**Source data:**
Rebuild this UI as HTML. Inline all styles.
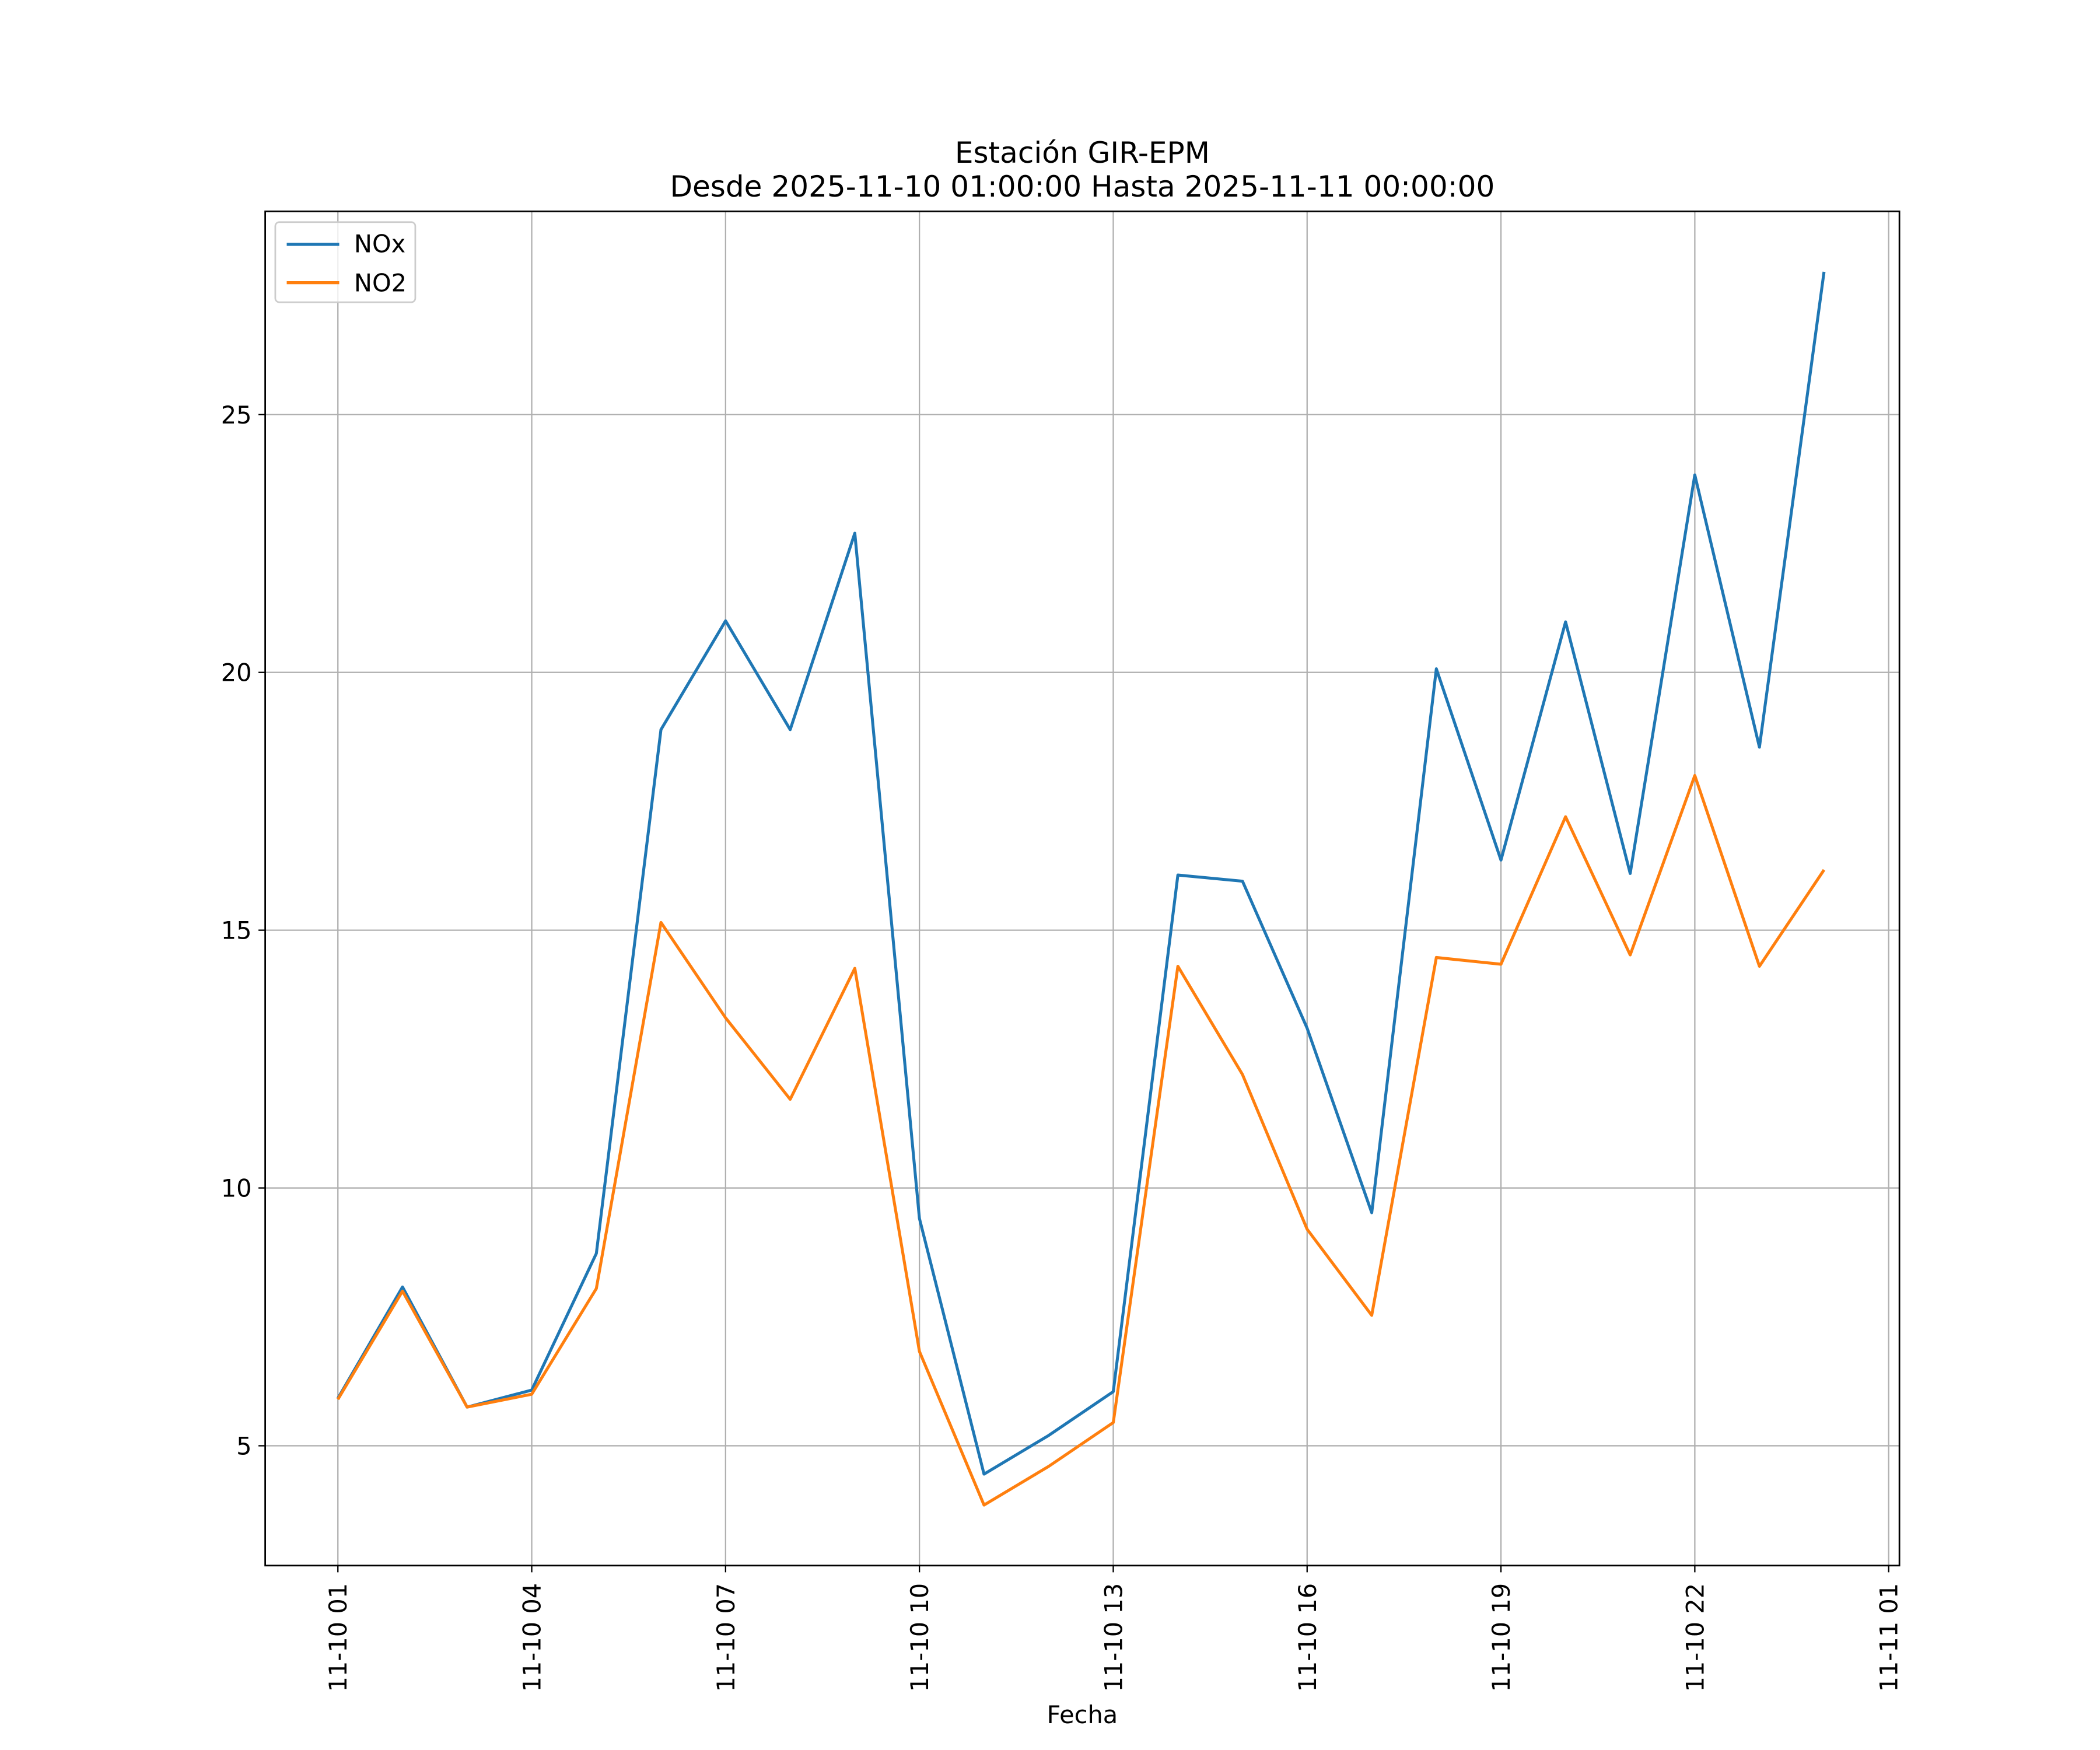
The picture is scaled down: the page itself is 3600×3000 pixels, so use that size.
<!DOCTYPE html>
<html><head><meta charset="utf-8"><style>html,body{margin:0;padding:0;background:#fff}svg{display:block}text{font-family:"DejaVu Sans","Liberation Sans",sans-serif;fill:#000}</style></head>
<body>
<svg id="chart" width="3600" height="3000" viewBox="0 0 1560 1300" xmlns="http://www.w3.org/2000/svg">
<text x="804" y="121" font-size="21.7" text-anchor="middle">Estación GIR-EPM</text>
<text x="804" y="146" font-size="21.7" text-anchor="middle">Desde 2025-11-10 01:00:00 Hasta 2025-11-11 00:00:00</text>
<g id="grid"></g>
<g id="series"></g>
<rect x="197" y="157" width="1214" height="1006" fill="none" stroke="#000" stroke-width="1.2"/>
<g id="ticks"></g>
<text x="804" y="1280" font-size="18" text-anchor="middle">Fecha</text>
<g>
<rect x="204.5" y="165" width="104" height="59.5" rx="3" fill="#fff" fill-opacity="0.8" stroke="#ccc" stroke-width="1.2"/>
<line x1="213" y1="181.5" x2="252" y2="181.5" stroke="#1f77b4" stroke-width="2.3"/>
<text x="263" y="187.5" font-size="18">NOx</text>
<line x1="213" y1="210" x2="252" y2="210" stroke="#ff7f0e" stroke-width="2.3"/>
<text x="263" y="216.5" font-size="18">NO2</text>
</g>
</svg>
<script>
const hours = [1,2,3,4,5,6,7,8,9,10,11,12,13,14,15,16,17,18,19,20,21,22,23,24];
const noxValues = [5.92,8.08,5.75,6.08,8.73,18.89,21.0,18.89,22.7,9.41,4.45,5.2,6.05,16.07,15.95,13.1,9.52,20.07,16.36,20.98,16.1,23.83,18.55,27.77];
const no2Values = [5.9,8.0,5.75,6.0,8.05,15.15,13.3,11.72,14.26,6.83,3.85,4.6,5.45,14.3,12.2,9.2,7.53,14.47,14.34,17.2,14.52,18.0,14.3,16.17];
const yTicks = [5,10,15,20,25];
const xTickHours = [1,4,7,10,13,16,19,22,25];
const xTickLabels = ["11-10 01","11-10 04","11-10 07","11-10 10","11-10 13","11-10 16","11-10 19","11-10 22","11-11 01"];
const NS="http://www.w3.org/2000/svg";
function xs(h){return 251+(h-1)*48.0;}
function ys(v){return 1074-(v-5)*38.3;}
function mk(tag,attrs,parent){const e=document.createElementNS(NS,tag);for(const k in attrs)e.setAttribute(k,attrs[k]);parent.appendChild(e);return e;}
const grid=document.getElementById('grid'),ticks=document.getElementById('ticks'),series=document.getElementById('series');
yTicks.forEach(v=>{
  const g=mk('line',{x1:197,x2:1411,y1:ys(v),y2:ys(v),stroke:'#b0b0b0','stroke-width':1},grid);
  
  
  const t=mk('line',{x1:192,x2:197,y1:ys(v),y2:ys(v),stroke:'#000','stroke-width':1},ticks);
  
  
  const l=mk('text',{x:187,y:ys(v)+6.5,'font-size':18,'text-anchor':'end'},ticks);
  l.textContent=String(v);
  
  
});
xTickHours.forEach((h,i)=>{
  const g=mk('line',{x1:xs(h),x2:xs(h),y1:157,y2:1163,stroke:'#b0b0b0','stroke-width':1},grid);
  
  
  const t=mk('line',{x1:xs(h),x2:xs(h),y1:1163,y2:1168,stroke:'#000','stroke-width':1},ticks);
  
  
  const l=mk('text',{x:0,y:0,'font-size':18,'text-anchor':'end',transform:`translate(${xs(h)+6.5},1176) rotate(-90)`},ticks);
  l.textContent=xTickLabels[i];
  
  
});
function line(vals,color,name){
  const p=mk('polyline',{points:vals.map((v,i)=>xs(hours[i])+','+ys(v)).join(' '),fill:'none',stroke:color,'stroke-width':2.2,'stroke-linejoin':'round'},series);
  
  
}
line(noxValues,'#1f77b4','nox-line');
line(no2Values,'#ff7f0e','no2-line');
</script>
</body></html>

**Required work:**
Each line of the data that includes the word "size" counts once; report the total and nothing more.

**Task response:**
8